A proposal to extend a federal ban on Internet access taxes is dead for the year, as the Senate was unable to reach an agreement, officials said Tuesday. Bob Stevenson, a spokesman for Senate Majority Leader Bill Frist, R-Tenn., said senators were unable to reach a compromise to allow an extension of the ban, which expired Nov. 1. The Senate is wrapping up business for the year and is moving toward adjournment.
The ban, first passed in 1998, prevents state and local governments from taxing Internet access services such as America Online and Earthlink. It also limits state and local governments’ ability to levy taxes that target Internet commerce.

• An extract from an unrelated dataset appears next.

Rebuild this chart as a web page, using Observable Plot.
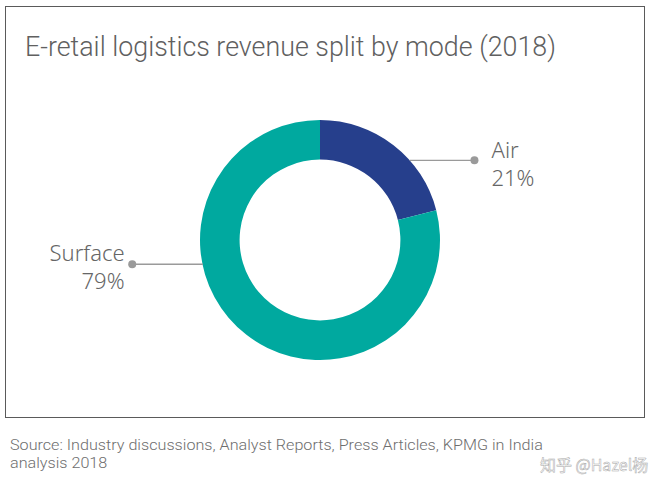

It doesn’t address the broader issue of simplifying sales taxes on Internet transactions.
Sen. Ron Wyden, D-Ore., sponsor of the bill to permanently ban taxes on Internet access, said he was given similar information.
“My sense is nothing will be done this year,” Wyden said in an interview.
The expiration of the tax ban raises the possibility that local governments could pass laws taxing Internet access services. That’s unlikely, state and local officials said, since there was no rush to tax Internet services when the ban expired temporarily in the past.
The debate is expected to resume when Congress returns in 2004.
The Senate has been gridlocked for several weeks over efforts to renew the Internet tax ban.
State and local governments, backed by Sen. George Voinovich, R-Ohio, opposed the expanded measure, saying it would curb states’ authority to tax existing telecommunications services.
The Multistate Tax Commission released a study in September saying the Internet tax bill’s expanded definitions could let telecommunications companies avoid state and local telephone taxes, costing local governments up to $8.75 billion a year by 2006.